Ever notice your AI suddenly ignoring something you said ten minutes ago? Or opened a fresh chat and had to explain your entire project from scratch?

Here’s why. Your AI actually has two kinds of memory, and understanding both changes how you work with it.

The Desk: Working Memory

Working memory is everything inside your current conversation. Think of it as a desk — limited surface area. A few documents fit comfortably. Stack too many, and older pages slide right off the edge.

That’s why in a long chat, the AI starts “forgetting” early details. The desk got crowded. The oldest stuff fell off.

The Filing Cabinet: Long-Term Memory

Long-term memory spans across conversations. Some AI tools let the system archive your preferences, background context, and recurring instructions so it can reuse them next time.

Sounds great — but there’s a catch. The AI might file away something wrong, or something you’d rather it forget. A filing cabinet only helps if you go in and clean it out once in a while.

Three Things to Try

  1. Chat going off the rails? Open a new conversation. A cluttered desk helps no one. Start fresh and bring only what you need.

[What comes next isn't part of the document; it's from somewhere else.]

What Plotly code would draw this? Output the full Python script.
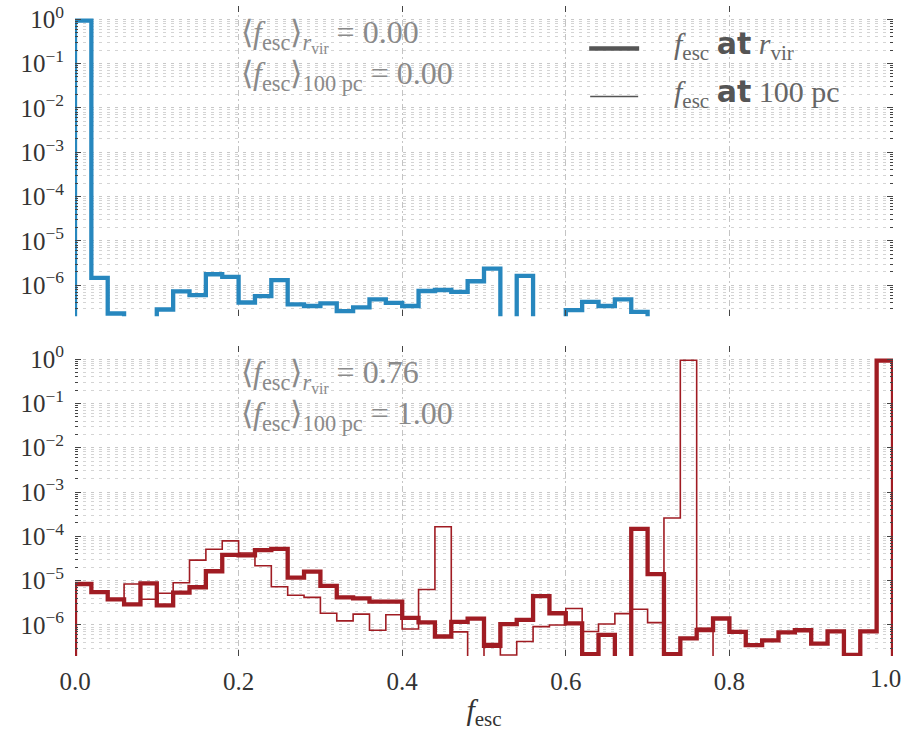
import numpy as np
import plotly.graph_objects as go

# ---------------- data ----------------
bin_edges = [round(i * 0.02, 2) for i in range(51)]

# top panel (blue) - f_esc at r_vir (identical at 100 pc)
top_rvir = [0.93, 1.46e-6, 2.3e-7, 0, 0, 2.83e-7, 7.3e-7, 5.95e-7, 1.77e-6, 1.54e-6,
            4.07e-7, 5.7e-7, 1.3e-6, 3.7e-7, 3.4e-7, 3.9e-7, 2.6e-7, 3.15e-7, 4.8e-7, 4.0e-7,
            3.4e-7, 7.4e-7, 7.8e-7, 7.1e-7, 1.23e-6, 2.38e-6, 0, 1.62e-6, 0, 0,
            2.73e-7, 4.2e-7, 3.4e-7, 4.8e-7, 2.5e-7, 0, 0, 0, 0, 0,
            0, 0, 0, 0, 0, 0, 0, 0, 0, 0]

# bottom panel (red) - thick: at r_vir
bot_rvir = [8.4e-6, 5.5e-6, 3.8e-6, 2.93e-6, 8.7e-6, 2.78e-6, 5.35e-6, 7.1e-6, 1.63e-5, 3.8e-5,
            3.72e-5, 4.9e-5, 5.2e-5, 1.17e-5, 1.6e-5, 7.6e-6, 4.2e-6, 3.97e-6, 3.35e-6, 3.35e-6,
            1.44e-6, 1.14e-6, 5.5e-7, 1.17e-6, 1.39e-6, 3.4e-7, 1.05e-6, 1.3e-6, 4.5e-6, 1.84e-6,
            1.09e-6, 2.2e-7, 6.0e-7, 0, 1.48e-4, 1.41e-5, 2.2e-7, 5.0e-7, 7.7e-7, 1.4e-6,
            7.0e-7, 3.5e-7, 4.5e-7, 6.8e-7, 7.6e-7, 3.8e-7, 7.2e-7, 2.1e-7, 7.2e-7, 0.92]

# bottom panel (red) - thin: at 100 pc
bot_100pc = [8.4e-6, 5.5e-6, 3.8e-6, 8.4e-6, 3.8e-6, 5.2e-6, 9.0e-6, 2.9e-5, 5.1e-5, 7.9e-5,
             4.2e-5, 2.17e-5, 7.3e-6, 4.7e-6, 4.2e-6, 1.84e-6, 1.24e-6, 1.76e-6, 7.6e-7, 1.7e-6,
             8.1e-7, 6.3e-6, 1.64e-4, 7.0e-7, 0, 3.8e-7, 2.1e-7, 4.25e-7, 9.2e-7, 1.0e-6,
             2.35e-6, 7.1e-7, 1.05e-6, 1.8e-6, 2.26e-6, 1.13e-6, 2.6e-4, 0.94, 8.4e-7, 0,
             0, 0, 0, 0, 0, 0, 0, 0, 0, 0]

mean_top = ["0.00", "0.00"]
mean_bot = ["0.76", "1.00"]

x_ticks = [0.0, 0.2, 0.4, 0.6, 0.8, 1.0]
x_ticktext = ["0.0", "0.2", "0.4", "0.6", "0.8", "1.0"]
y_exps = [0, -1, -2, -3, -4, -5, -6]

BLUE = "#2787BE"
RED = "#A01C23"
FLOOR = 1e-12


def step_xy(vals):
    xs = [bin_edges[0]] + bin_edges[:-1] + [bin_edges[-1]]
    ys = [FLOOR] + [v if v > 0 else FLOOR for v in vals] + [FLOOR]
    return xs, ys


fig = go.Figure()

# top
x, y = step_xy(top_rvir)
fig.add_trace(go.Scatter(x=x, y=y, mode="lines", line=dict(color=BLUE, width=4.3, shape="hv"),
                         xaxis="x", yaxis="y", showlegend=False, hoverinfo="skip"))
# bottom
x, y = step_xy(bot_100pc)
fig.add_trace(go.Scatter(x=x, y=y, mode="lines", line=dict(color=RED, width=1.6, shape="hv"),
                         xaxis="x2", yaxis="y2", showlegend=False, hoverinfo="skip"))
x, y = step_xy(bot_rvir)
fig.add_trace(go.Scatter(x=x, y=y, mode="lines", line=dict(color=RED, width=4.3, shape="hv"),
                         xaxis="x2", yaxis="y2", showlegend=False, hoverinfo="skip"))

TFONT = "Liberation Serif"
minor_vals = [m * 10.0 ** e for e in range(-7, 1) for m in range(2, 10)]
ytickvals = [10.0 ** e for e in y_exps]
yticktext = ["10<sup>%s</sup>" % (str(e).replace("-", "−")) for e in y_exps]
tick_font = dict(family=TFONT, size=25, color="#333")

yax = dict(type="log", range=[-6.7, 0.3], tickvals=ytickvals, ticktext=yticktext,
           ticks="inside", ticklen=6, tickwidth=1.2, tickcolor="#444", mirror="ticks",
           showline=False, zeroline=False, automargin=False,
           showgrid=True, gridcolor="#c8c8c8", griddash="3px,5px", gridwidth=1,
           minor=dict(tickvals=minor_vals, ticks="inside", ticklen=3, tickcolor="#444",
                      showgrid=True, gridcolor="#d4d4d4", griddash="3px,5px", gridwidth=1),
           tickfont=tick_font, ticklabelstandoff=10)
xax = dict(range=[-1e-9, 1 + 1e-9], tickvals=x_ticks, ticks="inside", ticklen=6, tickwidth=1.2,
           tickcolor="#444", mirror="ticks", showline=False, zeroline=False, automargin=False,
           showgrid=True, gridcolor="#c4c4c4", griddash="6px,3px,2px,3px", gridwidth=1)

# last x label is drawn as an annotation (shifted inward so it is not clipped)
bottom_ticktext = x_ticktext[:-1] + [""]

fig.update_layout(
    width=907, height=737,
    margin=dict(l=74.5, r=14, t=5.5, b=81, autoexpand=False),
    paper_bgcolor="white", plot_bgcolor="white",
    xaxis=dict(xax, domain=[0, 1], anchor="y", showticklabels=False),
    yaxis=dict(yax, domain=[0.5227, 1], anchor="x"),
    xaxis2=dict(xax, domain=[0, 1], anchor="y2", ticktext=bottom_ticktext,
                tickfont=tick_font, ticklabelstandoff=8,
                title=dict(text="<i>f</i><sub>esc</sub>", font=dict(family=TFONT, size=30, color="#333"),
                           standoff=4)),
    yaxis2=dict(yax, domain=[0, 0.4773], anchor="x2"),
)
fig.add_annotation(text=x_ticktext[-1], xref="x2", yref="y2 domain", x=x_ticks[-1], y=0,
                   xanchor="center", yanchor="top", xshift=-8, yshift=-7,
                   showarrow=False, font=tick_font)

ann_font = dict(family=TFONT, size=32, color="#8a8a8a")


def mean_labels(vals, yref, y1, y2):
    fig.add_annotation(text="⟨<i>f</i><sub>esc</sub>⟩<sub><i>r</i><sub>vir</sub></sub> = " + vals[0],
                       xref="x", yref=yref, x=0.2, y=y1, xanchor="left", yanchor="middle",
                       showarrow=False, font=ann_font)
    fig.add_annotation(text="⟨<i>f</i><sub>esc</sub>⟩<sub>100 pc</sub> = " + vals[1],
                       xref="x", yref=yref, x=0.2, y=y2, xanchor="left", yanchor="middle",
                       showarrow=False, font=ann_font)


mean_labels(mean_top, "y domain", 0.905, 0.775)
mean_labels(mean_bot, "y2 domain", 0.905, 0.775)

# legend (manual)
fig.add_shape(type="line", xref="paper", yref="paper", x0=(589 - 74.5) / 818.5, x1=(639 - 74.5) / 818.5,
              y0=(656 - 48) / 650.5, y1=(656 - 48) / 650.5, line=dict(color="#555", width=4.5))
fig.add_shape(type="line", xref="paper", yref="paper", x0=(590 - 74.5) / 818.5, x1=(638 - 74.5) / 818.5,
              y0=(656 - 96) / 650.5, y1=(656 - 96) / 650.5, line=dict(color="#555", width=1.5))
leg_font = dict(family=TFONT, size=30, color="#666")
fig.add_annotation(text="<i>f</i><sub>esc</sub> <span style='font-family:DejaVu Sans;font-weight:bold;color:#555'>at</span> <i>r</i><sub>vir</sub>",
                   xref="paper", yref="paper", x=(672 - 74.5) / 818.5, y=(656 - 45) / 650.5,
                   xanchor="left", yanchor="middle", showarrow=False, font=leg_font)
fig.add_annotation(text="<i>f</i><sub>esc</sub> <span style='font-family:DejaVu Sans;font-weight:bold;color:#555'>at</span> 100 pc",
                   xref="paper", yref="paper", x=(672 - 74.5) / 818.5, y=(656 - 93) / 650.5,
                   xanchor="left", yanchor="middle", showarrow=False, font=leg_font)

fig.write_html("out.html", config={"displayModeBar": False},
               post_script="document.body.style.margin='0px';")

  2. In long chats, ask the AI to summarize every 10–15 turns. Something like “Summarize our progress so far in three bullet points.” This gathers scattered papers into a neat page and frees up desk space for the next stretch.

  3. Need to pick up where you left off? Stay in the same chat. Don’t switch desks — your stuff is still sitting right there.


Desks get cluttered. Filing cabinets get stale. Both need active management — and now you know which one you’re dealing with.